Proprioception differs from “Projective Verse” in that it’s not an essay in any usual sense, but a book of notes – the sections quoted above are as normal as the prose writing gets here & several sections are simply beyond my ken with HTML to reproduce. Specifically, it’s a series of nine notes – what I’ve quoted thus far amounts to the first third of the initial one – all published in various journals (Kulchur, Yugen, Floating Bear) edited by the then-LeRoi Jones before being issued as a book in ’65 by Donald Allen’s Four Seasons Foundation. In the ten years that separate out “Projective Verse” from Proprioception, many things have happened to Olson: meeting Creeley (which he does right at the moment when he’s writing “Projective Verse”), the start of Maximus, his rectorship at Black Mountain College, the rise of New American Poetry generally, the dissolution of his marriage & subsequent partnership with Betty Kaiser, the publication of his first important books of poetry, the reissue of Call Me Ishmael (with an audience now assured for it), and the publication of The New American Poetry in May, 1960, where Olson’s position as the very first author seems absolutely intended as a signal that it is he, not Ginsberg, not O’Hara, not Duncan, not Creeley, but Olson who is the driving force behind the broad new aesthetics then rising up everywhere in American verse. It can be daunting to imagine the chutzpah of Olson writing “Projective Verse,” having at that point published just one book of poems, X & Y, and having just written a handful of the pre-Max poems (such as “The Kingfishers” and “The Praises”) after that. In 1960, Olson is unquestionably a central figure in American poetry.

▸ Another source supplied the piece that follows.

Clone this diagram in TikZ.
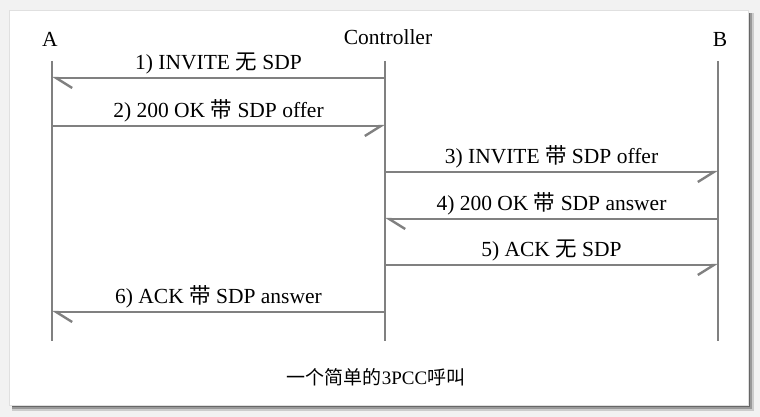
\documentclass[tikz,border=0pt]{standalone}
\usepackage{fontspec}
\setmainfont{Liberation Serif}
\newfontfamily\cjk{Noto Sans CJK SC}
\usetikzlibrary{arrows.meta}
\definecolor{wire}{HTML}{808080}
\definecolor{page}{HTML}{F2F2F2}
\newcommand{\zh}[1]{{\cjk #1}}

\begin{document}
\begin{tikzpicture}[x=1pt, y=-1pt, font=\fontsize{21.5}{24}\selectfont,
    actor/.style={inner sep=1pt, anchor=base},
    life/.style={wire, line width=2.4pt},
    msg/.style={wire, line width=2.4pt},
    toleft/.style={-{Straight Barb[left, length=16pt, width=20pt]}},
    toright/.style={-{Straight Barb[right, length=16pt, width=20pt]}},
    lbl/.style={above=1pt, text=black, inner sep=2pt}]

    % frame with shadow
    \useasboundingbox (0,0) rectangle (760,417);
    \fill[page] (0,0) rectangle (760,417);
    \fill[black!20] (12,13) rectangle (754,411);
    \fill[black!40] (12,13) rectangle (752,409);
    \fill[black!60] (12,13) rectangle (750,407);
    \fill[white, draw=black!12] (9,10) rectangle (748,405);

    % actors and lifelines
    \node[actor] (A) at (50,47)  {A};
    \node[actor] (C) at (388,45) {Controller};
    \node[actor] (B) at (720,47) {B};
    \foreach \n/\x in {a/52,c/385,b/718} {
      \coordinate (\n top) at (\x,61);
      \coordinate (\n bot) at (\x,341);
      \draw[life] (\n top) -- (\n bot);
    }

    % message end points
    \foreach \i/\y in {1/78,2/126,3/172,4/219,5/265,6/312} {
      \coordinate (a\i) at (52,\y);
      \coordinate (c\i) at (385,\y);
      \coordinate (b\i) at (718,\y);
    }

    \draw[msg, toleft]  (c1) -- node[lbl] {1) INVITE \zh{无} SDP} (a1);
    \draw[msg, toright] (a2) -- node[lbl] {2) 200 OK \zh{带} SDP offer} (c2);
    \draw[msg, toright] (c3) -- node[lbl] {3) INVITE \zh{带} SDP offer} (b3);
    \draw[msg, toleft]  (b4) -- node[lbl] {4) 200 OK \zh{带} SDP answer} (c4);
    \draw[msg, toright] (c5) -- node[lbl] {5) ACK \zh{无} SDP} (b5);
    \draw[msg, toleft]  (c6) -- node[lbl] {6) ACK \zh{带} SDP answer} (a6);

    \node[font=\fontsize{19}{22}\selectfont] (cap) at (376,377) {\zh{一个简单的}3PCC\zh{呼叫}};
  \end{tikzpicture}
\end{document}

Olson’s writing is different in 1960 as well. The propulsive, rapidly shifting movements that characterize both the early prose & early verse are in fact more calculated now. He still believes, as he writes, in “movement, at any cost,” but the writing is far less mimetic about it. If anything, that sentence fragment -- movement, at any cost – is a strikingly static way to put this. Or perhaps it is less anxious.

The other thing that immediately strikes me, reading Proprioception up against “Projective Verse” with some 40 years’ hindsight, is just how much more ambitious it is, as a program, than even that of its audacious forerunner. “Projective Verse” really had two primary moves, one to set out grounds for poetic practice, the second to frame that practice within the world. That Proprioception will go further is signaled here by an attempt, in the next small paragraph, to identify actively as a thing that which exists materially only as context, that space within our bodies between organs:

The ‘cavity’/cave: probably the ‘Unconscious’? That
is, the interior empty place filled with ‘organs’? for
‘functions’?

This paragraph is atypical for Olson, precisely because it is so halting & open about its own uncertainty. He uses question marks, he cushions his claim with “probably.” Then, in the next paragraph – this on carries the sidebar title of “THE ‘PLACE’ / OF THE / ‘UNCONSCIOUS’” – Olson explains:

The advantage is to ‘place’ the thing, instead of
it wallowing around sort of outside, in the
universe, like, when the experience of it is intero-
ceptive: it is inside us/& at the same time does
not literally feel identical with our own physical or
mortal self (the part that can die). In this sense
likewise the heart, etc, the small intestine, etc, are
or can be felt as – and literally they can be –
transferred. Or substituted for. Etc. The organs.
Probably also why the old psychology was chiefly
visceral: neither dream, nor the unconscious, was
then known as such. Or allowably inside, like.

There is, I think, something very human – appealing to me in any event – in Olson’s desire to ‘place’ the thing, to render the Unconscious as an object, as such, that he might query it, study it as if it were yet another organ, rather than, in this folk physiology, the absence of organs as such. Again, Olson seems quite aware of just how much he is taking on here & repeatedly telegraphs cautions, that one not read this as too literal or fully baked – the use of etc, the reiterated Probably – and that almost Valley Girl final qualification, ending this assertion with the qualification like.